LB – Como o governo está enxergando a crise enfrentada pelo Ministério da Cultura?

AH – Em primeiro lugar, o Planalto não enxerga como uma crise, mas, sim, como uma campanha orquestrada para fragilizar o MInC e o governo Dilma. Uma tática muito usada durante a campanha. Por isso mesmo, conto com o apoio e a solidariedade da presidenta e estamos enfrentando essa questão junto com o gabinete, com a equipe mais próxima da presidenta.

LB – O quanto isso atrapalha a sua gestão?
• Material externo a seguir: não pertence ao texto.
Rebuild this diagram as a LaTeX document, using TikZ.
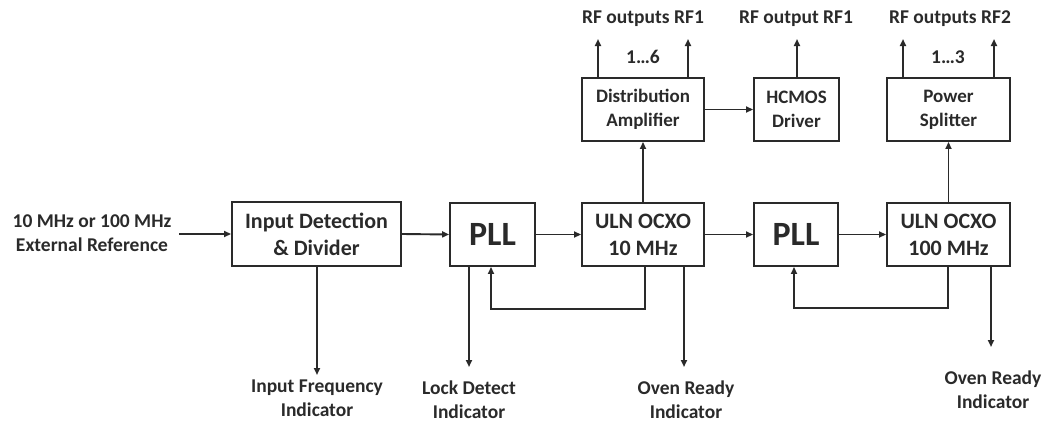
\documentclass[tikz,border=0pt]{standalone}
\usepackage{fontspec}
\setmainfont{Carlito}
\usetikzlibrary{arrows.meta,calc}
\definecolor{ink}{HTML}{2A2A2A}
\begin{document}
\begin{tikzpicture}[x=1pt,y=-1pt,
  box/.style={draw=ink,line width=1.9pt,text=ink,font=\bfseries\fontsize{19}{24}\selectfont,align=center,inner sep=0pt},
  bigbox/.style={box,font=\bfseries\fontsize{22}{27}\selectfont},
  pllbox/.style={box,font=\bfseries\fontsize{34}{38}\selectfont},
  lbl/.style={text=ink,font=\bfseries\fontsize{19.5}{24}\selectfont,align=center,inner sep=1pt},
  arr/.style={draw=ink,line width=1.9pt,-{Triangle[length=7pt,width=6pt]}}]
\useasboundingbox (0,0) rectangle (1042,423);
% boxes
\node[bigbox,minimum width=169pt,minimum height=64pt] (idd) at (316.5,234) {Input Detection\\\& Divider};
\node[pllbox,minimum width=85pt,minimum height=63pt] (pll1) at (492.5,234.5) {PLL};
\node[bigbox,minimum width=122pt,minimum height=63pt] (osc1) at (643,234.5) {ULN OCXO\\10 MHz};
\node[box,minimum width=122pt,minimum height=63pt] (dist) at (643,109.5) {Distribution\\Amplifier};
\node[box,minimum width=85pt,minimum height=63pt] (hcmos) at (796.5,109.5) {HCMOS\\Driver};
\node[pllbox,minimum width=84pt,minimum height=63pt] (pll2) at (796,234.5) {PLL};
\node[bigbox,minimum width=123pt,minimum height=63pt] (osc2) at (948.5,234.5) {ULN OCXO\\100 MHz};
\node[box,minimum width=123pt,minimum height=63pt] (split) at (948.5,109.5) {Power\\Splitter};
% labels
\node[lbl] (ext) at (92,233) {10 MHz or 100 MHz\\External Reference};
\node[lbl] (ifi) at (317,398) {Input Frequency\\Indicator};
\node[lbl] (ldi) at (469,400) {Lock Detect\\Indicator};
\node[lbl] (or1) at (686,400) {Oven Ready\\Indicator};
\node[lbl] (or2) at (993,390) {Oven Ready\\Indicator};
\node[lbl] (rf1) at (643,19) {RF outputs RF1};
\node[lbl] (n16) at (643,57) {1…6};
\node[lbl] (rf1b) at (796,19) {RF output RF1};
\node[lbl] (rf2) at (950,19) {RF outputs RF2};
\node[lbl] (n13) at (948,57) {1…3};
% coordinates
\coordinate (extend) at (179,234);
\coordinate (o1) at (598,39);
\coordinate (o2) at (688,39);
\coordinate (o3) at (797,39);
\coordinate (o4) at (903,39);
\coordinate (o5) at (994,39);
\coordinate (fb1a) at (645,309);
\coordinate (fb1b) at (491,309);
\coordinate (fb2a) at (948,308);
\coordinate (fb2b) at (794,308);
\coordinate (ld) at (469,367);
\coordinate (ov1) at (684,367);
\coordinate (ov2) at (991,347);
\coordinate (ifd) at (317,375);
% main chain
\draw[arr] (extend) -- (idd.west);
\draw[arr] (idd.east) -- (pll1.west);
\draw[arr] (pll1.east) -- (osc1.west);
\draw[arr] (osc1.east) -- (pll2.west);
\draw[arr] (pll2.east) -- (osc2.west);
% up
\draw[arr] (osc1.north) -- (dist.south);
\draw[arr] (osc2.north) -- (split.south);
\draw[arr] (dist.east) -- (hcmos.west);
\draw[arr] (dist.north -| o1) -- (o1);
\draw[arr] (dist.north -| o2) -- (o2);
\draw[arr] (hcmos.north -| o3) -- (o3);
\draw[arr] (split.north -| o4) -- (o4);
\draw[arr] (split.north -| o5) -- (o5);
% feedback
\draw[arr] (osc1.south -| fb1a) -- (fb1a) -- (fb1b) -- (pll1.south -| fb1b);
\draw[arr] (osc2.south -| fb2a) -- (fb2a) -- (fb2b) -- (pll2.south -| fb2b);
% down
\draw[arr] (idd.south -| ifd) -- (ifd);
\draw[arr] (pll1.south -| ld) -- (ld);
\draw[arr] (osc1.south -| ov1) -- (ov1);
\draw[arr] (osc2.south -| ov2) -- (ov2);
\end{tikzpicture}
\end{document}
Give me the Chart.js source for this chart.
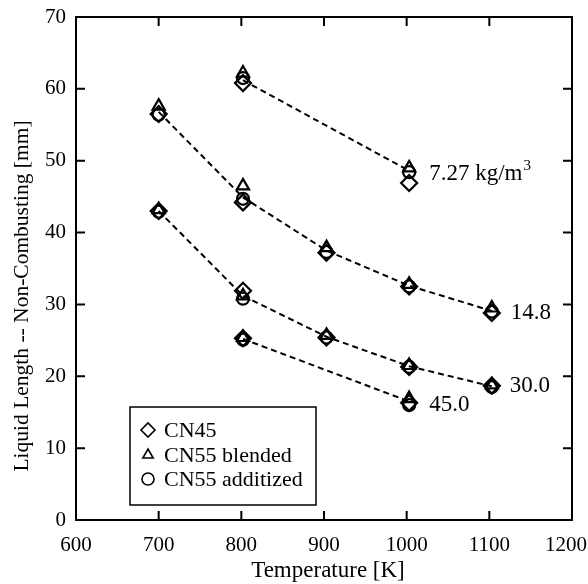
<!DOCTYPE html>
<html><head><meta charset="utf-8">
<script src="https://cdn.jsdelivr.net/npm/chart.js@4/dist/chart.umd.min.js"></script>
<style>html,body{margin:0;padding:0;background:#fff}#wrap{width:588px;height:584px}</style>
</head><body><div id="wrap"><canvas id="c" width="588" height="584"></canvas></div>
<script>
const temps = [700, 802, 903, 1003, 1103];
const densities = ['7.27', '14.8', '30.0', '45.0'];
const cn45 = {
  '7.27': [null, 60.8, null, 46.9, null],
  '14.8': [56.5, 44.2, 37.2, 32.5, 28.8],
  '30.0': [43.0, 31.9, 25.4, 21.3, 18.7],
  '45.0': [null, 25.3, null, 16.3, null]
};
const cn55blended = {
  '7.27': [null, 62.2, null, 49.0, null],
  '14.8': [57.6, 46.5, 37.9, 32.8, 29.5],
  '30.0': [43.2, 31.2, 25.7, 21.5, 18.8],
  '45.0': [null, 25.4, null, 16.9, null]
};
const cn55additized = {
  '7.27': [null, 61.5, null, 48.4, null],
  '14.8': [56.4, 44.7, 37.3, 32.5, 29.0],
  '30.0': [42.9, 30.8, 25.4, 21.3, 18.5],
  '45.0': [null, 25.1, null, 16.0, null]
};
const fitLines = {
  '7.27': [null, 61.2, null, 48.6, null],
  '14.8': [56.8, 44.9, 37.5, 32.6, 29.1],
  '30.0': [43.0, 31.2, 25.5, 21.4, 18.6],
  '45.0': [null, 25.2, null, 16.5, null]
};
const densityLabels = ['7.27 kg/m\u00B3', '14.8', '30.0', '45.0'];
const xTicks = [600, 700, 800, 900, 1000, 1100, 1200];
const yTicks = [0, 10, 20, 30, 40, 50, 60, 70];
const seriesNames = ['CN45', 'CN55 blended', 'CN55 additized'];
const xTitle = 'Temperature [K]';
const yTitle = 'Liquid Length -- Non-Combusting [mm]';

const FONT = '"Liberation Serif", "DejaVu Serif", serif';

function pts(obj) {
  const out = [];
  densities.forEach(d => obj[d].forEach((v, i) => { if (v !== null) out.push({x: temps[i], y: v}); }));
  return out;
}
function linePts(d) {
  const out = [];
  fitLines[d].forEach((v, i) => { if (v !== null) out.push({x: temps[i], y: v}); });
  return out;
}

const styles = [
  {pointStyle: 'rectRot', radius: 8},
  {pointStyle: 'triangle', radius: 7},
  {pointStyle: 'circle', radius: 6}
];
const datasets = [];
densities.forEach(d => {
  datasets.push({
    label: 'fit ' + d, data: linePts(d), showLine: true, borderColor: '#000',
    borderWidth: 2, borderDash: [6, 4], pointRadius: 0, fill: false
  });
});
[cn45, cn55blended, cn55additized].forEach((s, k) => {
  datasets.push({
    label: seriesNames[k], data: pts(s), showLine: false,
    pointStyle: styles[k].pointStyle, pointRadius: styles[k].radius,
    pointBorderColor: '#000', pointBackgroundColor: 'rgba(255,255,255,0)',
    pointBorderWidth: 2.2
  });
});

const framePlugin = {
  id: 'frame',
  afterDraw(chart) {
    const {ctx, chartArea: a, scales} = chart;
    ctx.save();
    ctx.strokeStyle = '#000';
    ctx.lineWidth = 2;
    ctx.strokeRect(a.left, a.top, a.right - a.left, a.bottom - a.top);
    const L = 9;
    ctx.beginPath();
    xTicks.forEach(t => {
      const x = scales.x.getPixelForValue(t);
      ctx.moveTo(x, a.bottom); ctx.lineTo(x, a.bottom - L);
      ctx.moveTo(x, a.top); ctx.lineTo(x, a.top + L);
    });
    yTicks.forEach(t => {
      const y = scales.y.getPixelForValue(t);
      ctx.moveTo(a.left, y); ctx.lineTo(a.left + L, y);
      ctx.moveTo(a.right, y); ctx.lineTo(a.right - L, y);
    });
    ctx.stroke();

    ctx.fillStyle = '#000';
    // x tick labels
    ctx.font = '21px ' + FONT;
    ctx.textBaseline = 'middle';
    xTicks.forEach(t => {
      let x = scales.x.getPixelForValue(t);
      const w = ctx.measureText(String(t)).width;
      ctx.textAlign = 'center';
      if (x + w / 2 > chart.width - 1) x = chart.width - 1 - w / 2;
      ctx.fillText(String(t), x, a.bottom + 25);
    });
    // y tick labels
    ctx.textAlign = 'right';
    yTicks.forEach(t => {
      const y = scales.y.getPixelForValue(t);
      ctx.fillText(String(t), a.left - 10, y);
    });
    // axis titles
    ctx.textAlign = 'center';
    ctx.font = '23px ' + FONT;
    ctx.fillText(xTitle, (a.left + a.right) / 2 + 4, 571);
    ctx.save();
    ctx.translate(22, 296);
    ctx.rotate(-Math.PI / 2);
    ctx.font = '21.5px ' + FONT;
    ctx.fillText(yTitle, 0, 0);
    ctx.restore();

    // density labels
    ctx.font = '23px ' + FONT;
    ctx.textAlign = 'left';
    const offs = [[20, 3], [19, 2], [18, 0], [20, 4]];
    densities.forEach((d, k) => {
      const arr = fitLines[d];
      let li = arr.length - 1; while (arr[li] === null) li--;
      const x = scales.x.getPixelForValue(temps[li]) + offs[k][0];
      const y = scales.y.getPixelForValue(arr[li]) + offs[k][1];
      if (k === 0) {
        ctx.fillText('7.27 kg/m', x, y);
        const w = ctx.measureText('7.27 kg/m').width;
        ctx.font = '15px ' + FONT;
        ctx.fillText('3', x + w + 1, y - 8);
        ctx.font = '23px ' + FONT;
      } else {
        ctx.fillText(densityLabels[k], x, y);
      }
    });

    // legend box
    const bx = 130, by = 407, bw = 186, bh = 98;
    ctx.fillStyle = '#fff';
    ctx.fillRect(bx, by, bw, bh);
    ctx.lineWidth = 1.5;
    ctx.strokeRect(bx, by, bw, bh);
    const rows = [430, 455, 479];
    seriesNames.forEach((n, k) => {
      const ps = styles[k].pointStyle;
      ctx.lineWidth = 1.6;
      ctx.strokeStyle = '#000';
      ctx.fillStyle = 'rgba(255,255,255,0)';
      Chart.helpers.drawPoint(ctx, {pointStyle: ps, radius: k === 0 ? 7 : 6, borderWidth: 1.6}, 148, rows[k]);
      ctx.fillStyle = '#000';
      ctx.font = '22px ' + FONT;
      ctx.textAlign = 'left';
      ctx.fillText(n, 164, rows[k] + 1);
    });
    ctx.restore();
  }
};

new Chart(document.getElementById('c'), {
  type: 'scatter',
  data: {datasets},
  options: {
    responsive: false, animation: false, devicePixelRatio: 1,
    layout: {padding: {top: 17, right: 16, left: 0, bottom: 0}},
    plugins: {legend: {display: false}, tooltip: {enabled: false}},
    scales: {
      x: {
        type: 'linear', min: 600, max: 1200,
        afterBuildTicks(s) { s.ticks = xTicks.map(v => ({value: v})); },
        afterFit(s) { s.height = 64; s.paddingRight = 0; s.paddingLeft = 0; },
        grid: {display: false}, border: {display: false},
        ticks: {display: false},
        title: {display: false}
      },
      y: {
        type: 'linear', min: 0, max: 70,
        afterBuildTicks(s) { s.ticks = yTicks.map(v => ({value: v})); },
        afterFit(s) { s.width = 76; s.paddingTop = 0; s.paddingBottom = 0; },
        grid: {display: false}, border: {display: false},
        ticks: {display: false},
        title: {display: false}
      }
    }
  },
  plugins: [framePlugin]
});
</script></body></html>
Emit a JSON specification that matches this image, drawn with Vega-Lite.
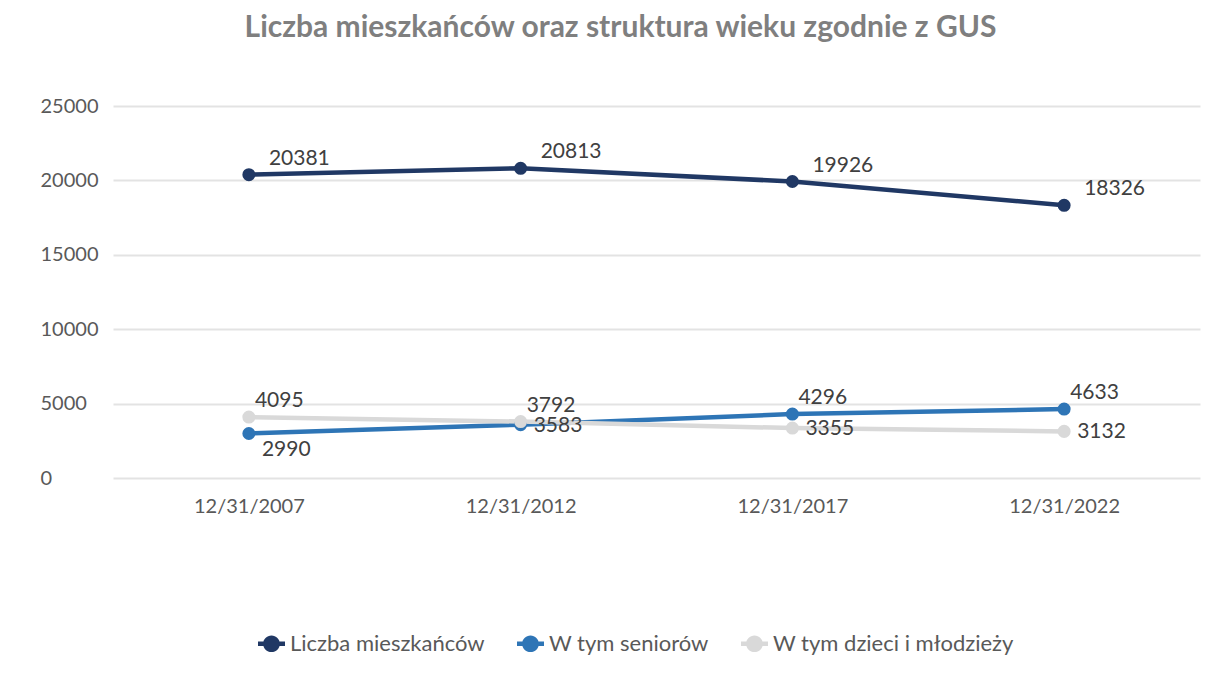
{
  "$schema": "https://vega.github.io/schema/vega-lite/v6.json",
  "width": 1087,
  "height": 372,
  "autosize": {"type": "none"},
  "padding": {"left": 113, "top": 106, "right": 29, "bottom": 197},
  "background": "white",
  "title": {
    "text": "Liczba mieszkańców oraz struktura wieku zgodnie z GUS",
    "font": "Lato",
    "fontSize": 30,
    "fontWeight": "bold",
    "color": "#7f7f7f",
    "anchor": "middle",
    "dx": -36,
    "offset": 53
  },
  "data": {
    "values": [
      {"date": "12/31/2007", "series": "Liczba mieszkańców", "value": 20381},
      {"date": "12/31/2012", "series": "Liczba mieszkańców", "value": 20813},
      {"date": "12/31/2017", "series": "Liczba mieszkańców", "value": 19926},
      {"date": "12/31/2022", "series": "Liczba mieszkańców", "value": 18326},
      {"date": "12/31/2007", "series": "W tym seniorów", "value": 2990},
      {"date": "12/31/2012", "series": "W tym seniorów", "value": 3583},
      {"date": "12/31/2017", "series": "W tym seniorów", "value": 4296},
      {"date": "12/31/2022", "series": "W tym seniorów", "value": 4633},
      {"date": "12/31/2007", "series": "W tym dzieci i młodzieży", "value": 4095},
      {"date": "12/31/2012", "series": "W tym dzieci i młodzieży", "value": 3792},
      {"date": "12/31/2017", "series": "W tym dzieci i młodzieży", "value": 3355},
      {"date": "12/31/2022", "series": "W tym dzieci i młodzieży", "value": 3132}
    ]
  },
  "encoding": {
    "x": {
      "field": "date",
      "type": "ordinal",
      "scale": {"type": "point", "padding": 0.5},
      "axis": {
        "title": null,
        "labelAngle": 0,
        "domain": false,
        "ticks": false,
        "labelPadding": 18,
        "labelFont": "Lato",
        "labelFontSize": 20,
        "labelColor": "#595959"
      }
    },
    "y": {
      "field": "value",
      "type": "quantitative",
      "scale": {"domain": [0, 25000], "nice": false},
      "axis": {
        "title": null,
        "values": [0, 5000, 10000, 15000, 20000, 25000],
        "format": "d",
        "domain": false,
        "ticks": false,
        "labelAlign": "left",
        "labelPadding": 73,
        "labelFont": "Lato",
        "labelFontSize": 20,
        "labelColor": "#595959",
        "gridColor": "#e3e3e3",
        "gridWidth": 2
      }
    }
  },
  "layer": [
    {
      "mark": {"type": "line", "strokeWidth": 4.5, "point": {"filled": true, "size": 170, "opacity": 1}},
      "encoding": {
        "color": {
          "field": "series",
          "type": "nominal",
          "scale": {
            "domain": ["Liczba mieszkańców", "W tym seniorów", "W tym dzieci i młodzieży"],
            "range": ["#203864", "#2e75b6", "#d9d9d9"]
          },
          "legend": {
            "title": null,
            "orient": "none",
            "direction": "horizontal",
            "legendX": 145,
            "legendY": 524,
            "symbolType": "M-1,-0.17L1,-0.17L1,0.17L-1,0.17Z M-0.62,0A0.62,0.62 0 1,1 0.62,0A0.62,0.62 0 1,1 -0.62,0Z",
            "symbolSize": 729,
            "symbolStrokeWidth": 0,
            "labelFont": "Lato",
            "labelFontSize": 22,
            "labelColor": "#595959",
            "labelLimit": 0,
            "columnPadding": 32,
            "labelOffset": 5
          }
        },
        "order": {"field": "date"}
      }
    },
    {
      "transform": [{"filter": "datum.series == 'Liczba mieszkańców'"}],
      "mark": {"type": "text", "align": "left", "dx": 20, "dy": -16, "font": "Lato", "fontSize": 21, "color": "#404040"},
      "encoding": {"text": {"field": "value", "type": "quantitative", "format": "d"}}
    },
    {
      "transform": [{"filter": "datum.value == 4095 || datum.value == 3792 || datum.value == 4296 || datum.value == 4633"}],
      "mark": {"type": "text", "align": "left", "dx": 6, "dy": -16, "font": "Lato", "fontSize": 21, "color": "#404040"},
      "encoding": {"text": {"field": "value", "type": "quantitative", "format": "d"}}
    },
    {
      "transform": [{"filter": "datum.value == 3583 || datum.value == 3355 || datum.value == 3132"}],
      "mark": {"type": "text", "align": "left", "dx": 13, "dy": 1, "font": "Lato", "fontSize": 21, "color": "#404040"},
      "encoding": {"text": {"field": "value", "type": "quantitative", "format": "d"}}
    },
    {
      "transform": [{"filter": "datum.value == 2990"}],
      "mark": {"type": "text", "align": "left", "dx": 13, "dy": 16, "font": "Lato", "fontSize": 21, "color": "#404040"},
      "encoding": {"text": {"field": "value", "type": "quantitative", "format": "d"}}
    }
  ],
  "config": {"view": {"stroke": null}}
}
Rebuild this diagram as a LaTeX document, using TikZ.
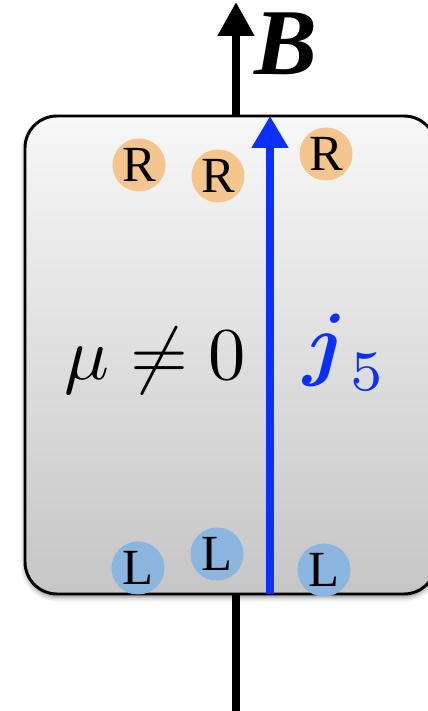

AH – Trato essa campanha como um elemento externo ao Ministério. A ordem aqui dentro é trabalhar. Priorizar a resolução dos problemas. Encontrar soluções para os cidadãos. Realinhar a política cultural segundo os novos desafios do governo Dilma. Já estamos regularizando os pagamentos atrasados de 2010 dos pontos de cultura, mais cultura, dos editais,  preparando novas ações, priorizando as propostas com o Congresso, como o apoio aos projetos do Procultura,  Sistema Nacional de Cultura e  Vale-Cultura, além de estarmos preparando o Projeto de Lei do Direito Autoral para o Legislativo. Trabalhamos muito para tornar o projeto mais abrangente e democrático. É claro que enxergo bem uma campanha difamatória para desqualificar e desestabilizar nosso trabalho,  que acaba nos dificultando um pouco, pois poderíamos estar 100% concentrados numa pauta propositiva. Mas a melhor resposta que tenho é mostrar serviço.